In Egypt, for example, when there was this sense that the movement that got people into Tahrir Square was all about the cell phone—it wasn’t. The cell phone was a tool to communicate with other people so they’d turn out at the same time. If nobody had turned out into the square, there would have been no movement. I spend a fair amount of time trying to get people to understand that.
You mention that you’ve come to see your role as “an international social worker.” What do you mean by that?
A social worker, in theory, is trying to advance the needs of human beings in their community or in their home, getting their basic needs met at least. And I guess that is what I do in the world.
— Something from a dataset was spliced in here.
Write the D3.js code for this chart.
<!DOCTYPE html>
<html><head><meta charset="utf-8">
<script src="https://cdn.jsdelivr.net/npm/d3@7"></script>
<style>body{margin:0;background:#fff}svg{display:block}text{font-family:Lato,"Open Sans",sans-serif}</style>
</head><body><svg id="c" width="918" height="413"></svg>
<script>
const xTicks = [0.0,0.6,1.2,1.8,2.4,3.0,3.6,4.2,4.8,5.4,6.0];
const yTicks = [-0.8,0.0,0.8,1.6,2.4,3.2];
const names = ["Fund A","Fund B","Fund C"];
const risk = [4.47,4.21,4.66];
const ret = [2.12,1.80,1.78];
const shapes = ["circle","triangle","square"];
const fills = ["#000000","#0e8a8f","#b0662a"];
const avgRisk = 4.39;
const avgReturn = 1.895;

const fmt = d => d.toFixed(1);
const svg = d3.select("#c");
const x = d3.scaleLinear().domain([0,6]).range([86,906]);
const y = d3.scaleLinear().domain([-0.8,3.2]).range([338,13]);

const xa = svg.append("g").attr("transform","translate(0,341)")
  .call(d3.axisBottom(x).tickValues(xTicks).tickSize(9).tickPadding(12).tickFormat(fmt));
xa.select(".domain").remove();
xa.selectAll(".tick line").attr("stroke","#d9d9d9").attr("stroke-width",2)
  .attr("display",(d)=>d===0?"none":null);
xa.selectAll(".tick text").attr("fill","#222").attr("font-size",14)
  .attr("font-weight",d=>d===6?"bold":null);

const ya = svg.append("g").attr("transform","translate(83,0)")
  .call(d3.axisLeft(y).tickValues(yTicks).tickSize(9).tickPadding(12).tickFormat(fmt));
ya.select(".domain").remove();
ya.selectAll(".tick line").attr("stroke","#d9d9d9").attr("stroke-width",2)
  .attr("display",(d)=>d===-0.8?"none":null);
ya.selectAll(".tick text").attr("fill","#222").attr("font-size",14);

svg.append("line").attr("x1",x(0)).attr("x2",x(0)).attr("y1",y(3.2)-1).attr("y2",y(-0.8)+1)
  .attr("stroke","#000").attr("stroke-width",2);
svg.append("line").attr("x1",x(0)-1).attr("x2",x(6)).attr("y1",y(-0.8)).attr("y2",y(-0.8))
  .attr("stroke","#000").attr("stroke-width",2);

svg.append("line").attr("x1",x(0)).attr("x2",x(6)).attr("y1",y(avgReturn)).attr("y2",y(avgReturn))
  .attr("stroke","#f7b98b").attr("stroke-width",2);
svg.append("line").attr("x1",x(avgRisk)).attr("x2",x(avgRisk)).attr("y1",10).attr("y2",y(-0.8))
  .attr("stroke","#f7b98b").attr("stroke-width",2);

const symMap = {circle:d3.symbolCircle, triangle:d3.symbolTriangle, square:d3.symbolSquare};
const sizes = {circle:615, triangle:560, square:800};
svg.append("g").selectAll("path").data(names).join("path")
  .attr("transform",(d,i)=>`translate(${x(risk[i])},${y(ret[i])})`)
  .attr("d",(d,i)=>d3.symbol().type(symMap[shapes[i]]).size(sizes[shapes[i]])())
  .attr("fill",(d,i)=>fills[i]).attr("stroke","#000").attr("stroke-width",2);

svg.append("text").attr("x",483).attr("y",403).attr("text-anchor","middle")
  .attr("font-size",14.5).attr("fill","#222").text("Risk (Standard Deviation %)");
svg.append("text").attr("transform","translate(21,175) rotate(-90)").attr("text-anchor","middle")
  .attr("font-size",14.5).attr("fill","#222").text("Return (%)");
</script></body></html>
I believe in human security, not national security. Not that there shouldn’t be national security, but I think that the emphasis should be on human security — which means serving the basic needs of individual human beings, not protecting the structure of the state. So it’s kind of the same to me. I didn’t think about it this way until I taught at the Graduate College of Social Work at the University of Houston.
You’ve spoken out on the need to reclaim what “peace” means. Could you elaborate a bit on this?
You know the terms — peacenik, tree-hugging liberal, all that ridiculousness — those are words that try to emasculate and disempower people who believe that sustainable peace is a possible reality. It is to make you look like a weakling, somebody who “doesn’t get it.” I think that we need to tackle that head on and affirm that building peace is damn hard work and that you have to do it every day.
I give the examples of Martin Luther King and the years in the streets and the people he helped motivate to work against racism, or Mandela, or all the icons you can name in the world. What they did was hard work every day. They didn’t sit around and sing “Kumbaya” for god’s sake. They were strategizing. They were putting their bodies on the line. If you think that’s wimpy and tree-hugging and a peacenik, then I don’t know how you think.